* _Dataset records_:
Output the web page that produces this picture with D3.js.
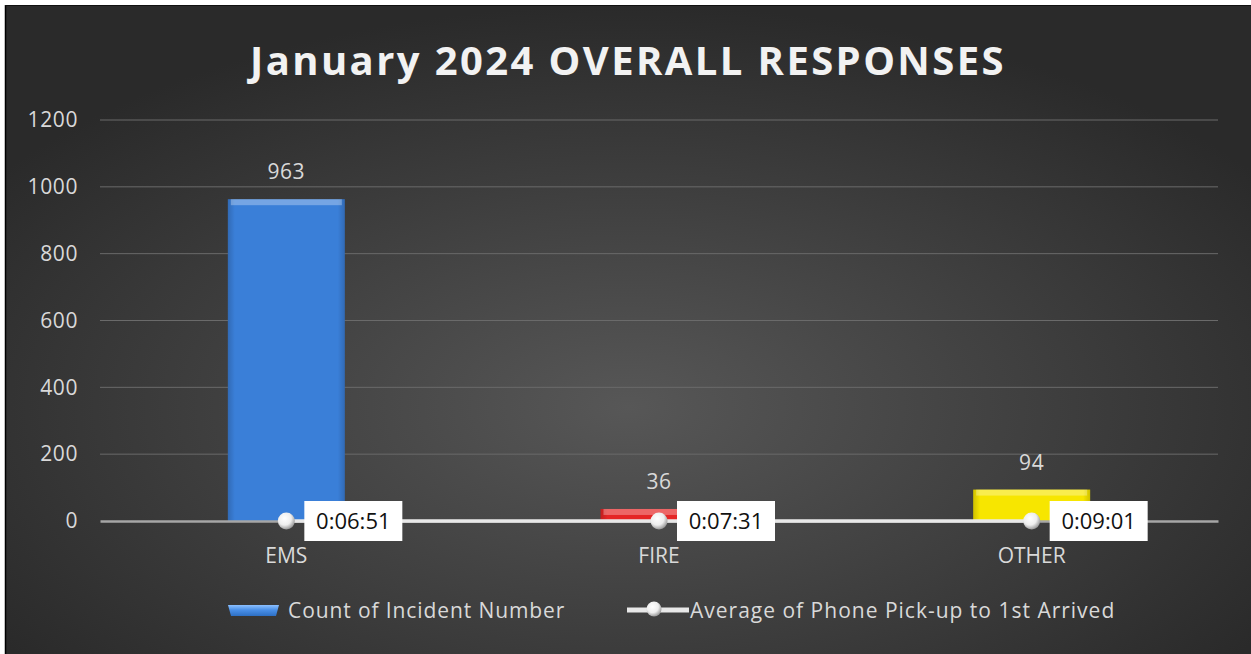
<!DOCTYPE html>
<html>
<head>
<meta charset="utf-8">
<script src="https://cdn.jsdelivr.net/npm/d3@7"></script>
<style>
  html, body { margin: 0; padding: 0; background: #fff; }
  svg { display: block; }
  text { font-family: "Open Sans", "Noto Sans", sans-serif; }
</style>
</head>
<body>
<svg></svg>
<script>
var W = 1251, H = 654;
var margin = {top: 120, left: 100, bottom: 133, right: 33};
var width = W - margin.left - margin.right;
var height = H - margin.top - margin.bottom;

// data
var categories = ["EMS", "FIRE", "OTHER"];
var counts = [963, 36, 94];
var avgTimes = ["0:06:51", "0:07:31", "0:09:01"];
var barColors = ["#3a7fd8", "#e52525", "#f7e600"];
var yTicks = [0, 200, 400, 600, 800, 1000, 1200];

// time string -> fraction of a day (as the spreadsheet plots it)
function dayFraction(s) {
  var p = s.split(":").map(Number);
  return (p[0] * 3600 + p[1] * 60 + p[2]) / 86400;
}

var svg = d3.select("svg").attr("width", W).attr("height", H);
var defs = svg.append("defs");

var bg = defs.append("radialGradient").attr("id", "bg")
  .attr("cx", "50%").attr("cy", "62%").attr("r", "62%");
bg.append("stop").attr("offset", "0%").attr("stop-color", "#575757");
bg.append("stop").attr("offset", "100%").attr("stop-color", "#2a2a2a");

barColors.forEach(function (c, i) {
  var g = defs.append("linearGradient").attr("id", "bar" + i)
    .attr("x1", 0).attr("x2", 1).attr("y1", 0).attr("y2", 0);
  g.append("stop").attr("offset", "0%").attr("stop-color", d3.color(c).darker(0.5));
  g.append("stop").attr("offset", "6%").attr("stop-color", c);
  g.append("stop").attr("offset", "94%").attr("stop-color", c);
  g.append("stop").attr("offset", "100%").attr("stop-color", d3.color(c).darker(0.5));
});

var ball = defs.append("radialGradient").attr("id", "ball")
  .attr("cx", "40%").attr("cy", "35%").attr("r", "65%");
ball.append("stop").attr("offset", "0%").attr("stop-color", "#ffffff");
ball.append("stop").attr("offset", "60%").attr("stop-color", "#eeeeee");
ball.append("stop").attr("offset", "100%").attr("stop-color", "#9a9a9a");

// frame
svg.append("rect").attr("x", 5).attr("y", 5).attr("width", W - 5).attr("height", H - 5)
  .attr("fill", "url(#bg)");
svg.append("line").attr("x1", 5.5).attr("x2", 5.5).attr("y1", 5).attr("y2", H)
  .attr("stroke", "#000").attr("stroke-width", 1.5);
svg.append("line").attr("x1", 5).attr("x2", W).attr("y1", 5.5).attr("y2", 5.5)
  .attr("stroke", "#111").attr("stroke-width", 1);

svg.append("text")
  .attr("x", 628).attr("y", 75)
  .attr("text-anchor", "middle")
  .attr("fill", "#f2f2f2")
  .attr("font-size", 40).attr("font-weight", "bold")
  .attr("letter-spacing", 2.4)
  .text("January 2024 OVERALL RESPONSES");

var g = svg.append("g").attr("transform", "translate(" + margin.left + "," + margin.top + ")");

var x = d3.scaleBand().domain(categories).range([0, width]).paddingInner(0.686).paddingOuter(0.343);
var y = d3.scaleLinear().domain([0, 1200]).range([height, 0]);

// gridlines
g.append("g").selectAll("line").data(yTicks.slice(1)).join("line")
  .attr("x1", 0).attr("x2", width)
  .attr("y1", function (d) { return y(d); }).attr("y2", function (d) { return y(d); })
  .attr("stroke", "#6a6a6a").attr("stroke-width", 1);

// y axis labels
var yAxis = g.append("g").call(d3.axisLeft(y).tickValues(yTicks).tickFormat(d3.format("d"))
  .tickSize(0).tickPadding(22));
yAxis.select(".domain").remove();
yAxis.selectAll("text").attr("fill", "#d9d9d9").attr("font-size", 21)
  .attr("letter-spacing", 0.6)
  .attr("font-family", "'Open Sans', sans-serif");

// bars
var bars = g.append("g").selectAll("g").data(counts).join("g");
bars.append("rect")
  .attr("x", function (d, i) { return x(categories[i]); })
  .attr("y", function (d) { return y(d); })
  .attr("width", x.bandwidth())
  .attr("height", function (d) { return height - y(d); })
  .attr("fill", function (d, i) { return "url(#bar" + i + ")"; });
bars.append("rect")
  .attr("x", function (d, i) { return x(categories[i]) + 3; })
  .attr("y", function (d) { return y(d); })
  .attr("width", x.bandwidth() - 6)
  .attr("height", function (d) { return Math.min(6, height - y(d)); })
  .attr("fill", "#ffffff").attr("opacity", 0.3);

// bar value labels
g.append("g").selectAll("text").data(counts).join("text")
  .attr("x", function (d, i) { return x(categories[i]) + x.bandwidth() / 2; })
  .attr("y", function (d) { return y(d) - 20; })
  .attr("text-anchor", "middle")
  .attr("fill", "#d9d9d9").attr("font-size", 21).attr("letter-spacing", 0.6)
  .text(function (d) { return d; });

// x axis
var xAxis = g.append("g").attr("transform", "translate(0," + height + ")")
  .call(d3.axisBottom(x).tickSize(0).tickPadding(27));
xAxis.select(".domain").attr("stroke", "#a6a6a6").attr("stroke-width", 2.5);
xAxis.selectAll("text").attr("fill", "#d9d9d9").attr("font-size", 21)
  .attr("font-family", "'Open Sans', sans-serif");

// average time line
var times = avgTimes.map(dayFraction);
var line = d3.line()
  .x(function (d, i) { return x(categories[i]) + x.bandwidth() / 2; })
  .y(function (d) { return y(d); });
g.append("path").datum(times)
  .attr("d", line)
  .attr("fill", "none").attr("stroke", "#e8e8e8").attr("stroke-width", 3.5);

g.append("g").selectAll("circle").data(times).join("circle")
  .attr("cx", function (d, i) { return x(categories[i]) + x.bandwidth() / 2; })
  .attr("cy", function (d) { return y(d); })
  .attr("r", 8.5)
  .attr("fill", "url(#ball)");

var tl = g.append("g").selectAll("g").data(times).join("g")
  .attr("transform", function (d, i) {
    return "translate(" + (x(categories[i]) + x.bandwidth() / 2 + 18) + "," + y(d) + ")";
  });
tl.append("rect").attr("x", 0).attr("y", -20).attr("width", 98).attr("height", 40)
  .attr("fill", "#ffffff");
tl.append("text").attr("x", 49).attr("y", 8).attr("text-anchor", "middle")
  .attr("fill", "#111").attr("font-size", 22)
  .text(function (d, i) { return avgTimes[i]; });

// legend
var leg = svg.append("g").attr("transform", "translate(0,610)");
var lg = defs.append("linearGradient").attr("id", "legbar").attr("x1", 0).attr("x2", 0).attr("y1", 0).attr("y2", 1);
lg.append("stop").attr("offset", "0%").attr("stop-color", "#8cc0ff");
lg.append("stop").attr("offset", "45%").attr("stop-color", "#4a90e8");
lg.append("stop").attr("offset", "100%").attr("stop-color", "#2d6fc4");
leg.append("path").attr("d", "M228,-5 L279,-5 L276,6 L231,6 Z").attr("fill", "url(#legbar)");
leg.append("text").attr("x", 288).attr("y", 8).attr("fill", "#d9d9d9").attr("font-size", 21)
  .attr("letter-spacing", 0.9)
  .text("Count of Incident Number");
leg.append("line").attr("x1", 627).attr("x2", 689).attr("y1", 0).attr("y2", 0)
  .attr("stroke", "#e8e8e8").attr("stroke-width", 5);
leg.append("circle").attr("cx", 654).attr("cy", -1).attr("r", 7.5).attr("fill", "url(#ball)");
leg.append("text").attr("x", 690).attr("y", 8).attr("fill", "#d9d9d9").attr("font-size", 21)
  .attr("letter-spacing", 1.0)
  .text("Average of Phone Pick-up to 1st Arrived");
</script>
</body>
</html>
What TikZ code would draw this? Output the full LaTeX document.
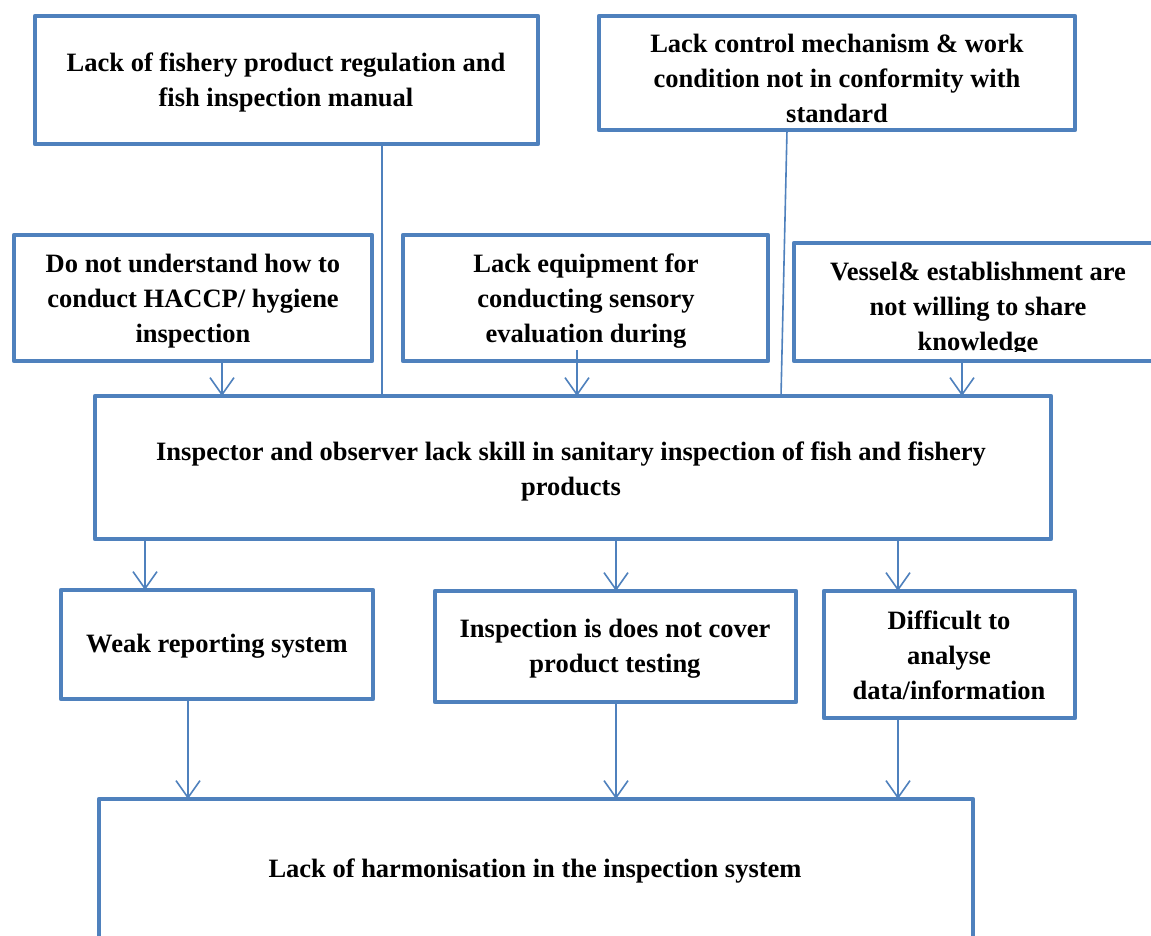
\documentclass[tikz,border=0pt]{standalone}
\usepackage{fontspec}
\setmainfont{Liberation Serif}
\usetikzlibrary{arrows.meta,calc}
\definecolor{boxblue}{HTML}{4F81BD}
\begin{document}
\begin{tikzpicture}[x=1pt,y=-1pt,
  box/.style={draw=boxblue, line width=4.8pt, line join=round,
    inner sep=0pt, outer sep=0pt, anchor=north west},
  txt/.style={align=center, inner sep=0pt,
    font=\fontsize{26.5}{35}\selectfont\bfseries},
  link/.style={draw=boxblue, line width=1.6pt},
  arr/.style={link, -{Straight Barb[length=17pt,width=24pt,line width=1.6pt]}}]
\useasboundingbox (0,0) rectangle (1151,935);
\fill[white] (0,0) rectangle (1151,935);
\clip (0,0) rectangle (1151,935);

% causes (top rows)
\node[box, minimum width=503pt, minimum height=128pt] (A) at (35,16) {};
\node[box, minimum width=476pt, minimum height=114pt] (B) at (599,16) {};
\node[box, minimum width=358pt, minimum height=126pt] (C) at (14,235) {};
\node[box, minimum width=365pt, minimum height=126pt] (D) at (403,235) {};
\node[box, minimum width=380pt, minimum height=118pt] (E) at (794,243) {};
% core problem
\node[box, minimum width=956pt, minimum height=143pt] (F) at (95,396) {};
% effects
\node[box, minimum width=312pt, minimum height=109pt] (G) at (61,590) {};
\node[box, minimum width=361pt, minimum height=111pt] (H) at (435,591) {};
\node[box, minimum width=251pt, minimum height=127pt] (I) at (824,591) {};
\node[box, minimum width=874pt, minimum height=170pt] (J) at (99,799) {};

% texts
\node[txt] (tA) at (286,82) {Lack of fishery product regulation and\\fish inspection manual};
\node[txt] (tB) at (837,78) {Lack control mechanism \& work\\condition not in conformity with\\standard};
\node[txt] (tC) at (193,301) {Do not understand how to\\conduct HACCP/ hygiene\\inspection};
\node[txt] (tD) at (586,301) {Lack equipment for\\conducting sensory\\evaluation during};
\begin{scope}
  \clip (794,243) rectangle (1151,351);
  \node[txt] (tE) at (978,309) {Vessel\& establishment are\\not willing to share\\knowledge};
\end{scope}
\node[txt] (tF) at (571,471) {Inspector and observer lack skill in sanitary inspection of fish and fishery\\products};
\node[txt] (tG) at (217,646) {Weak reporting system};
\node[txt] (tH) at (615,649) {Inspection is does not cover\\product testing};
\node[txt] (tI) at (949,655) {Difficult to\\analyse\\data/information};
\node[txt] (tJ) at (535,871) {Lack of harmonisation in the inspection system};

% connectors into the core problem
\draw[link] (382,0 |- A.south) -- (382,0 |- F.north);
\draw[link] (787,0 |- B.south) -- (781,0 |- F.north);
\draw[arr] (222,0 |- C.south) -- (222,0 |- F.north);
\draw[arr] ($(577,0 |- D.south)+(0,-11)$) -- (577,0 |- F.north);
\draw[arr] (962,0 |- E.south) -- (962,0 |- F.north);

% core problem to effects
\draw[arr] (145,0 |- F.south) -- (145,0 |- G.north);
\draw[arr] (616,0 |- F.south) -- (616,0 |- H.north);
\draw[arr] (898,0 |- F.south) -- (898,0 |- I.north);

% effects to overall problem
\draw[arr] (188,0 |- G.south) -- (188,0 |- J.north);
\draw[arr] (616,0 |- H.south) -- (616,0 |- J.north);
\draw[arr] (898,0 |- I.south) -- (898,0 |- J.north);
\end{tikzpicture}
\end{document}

* _Problem statement_:
Only the lines from the start of the records to the line with "var yTicks = [0, 200, 400, 600, 800, 1000, 1200];" belong in the copy. Print them exactly, minus pictures.

* _The answer_:
Output the web page that produces this picture with D3.js.
<!DOCTYPE html>
<html>
<head>
<meta charset="utf-8">
<script src="https://cdn.jsdelivr.net/npm/d3@7"></script>
<style>
  html, body { margin: 0; padding: 0; background: #fff; }
  svg { display: block; }
  text { font-family: "Open Sans", "Noto Sans", sans-serif; }
</style>
</head>
<body>
<svg></svg>
<script>
var W = 1251, H = 654;
var margin = {top: 120, left: 100, bottom: 133, right: 33};
var width = W - margin.left - margin.right;
var height = H - margin.top - margin.bottom;

// data
var categories = ["EMS", "FIRE", "OTHER"];
var counts = [963, 36, 94];
var avgTimes = ["0:06:51", "0:07:31", "0:09:01"];
var barColors = ["#3a7fd8", "#e52525", "#f7e600"];
var yTicks = [0, 200, 400, 600, 800, 1000, 1200];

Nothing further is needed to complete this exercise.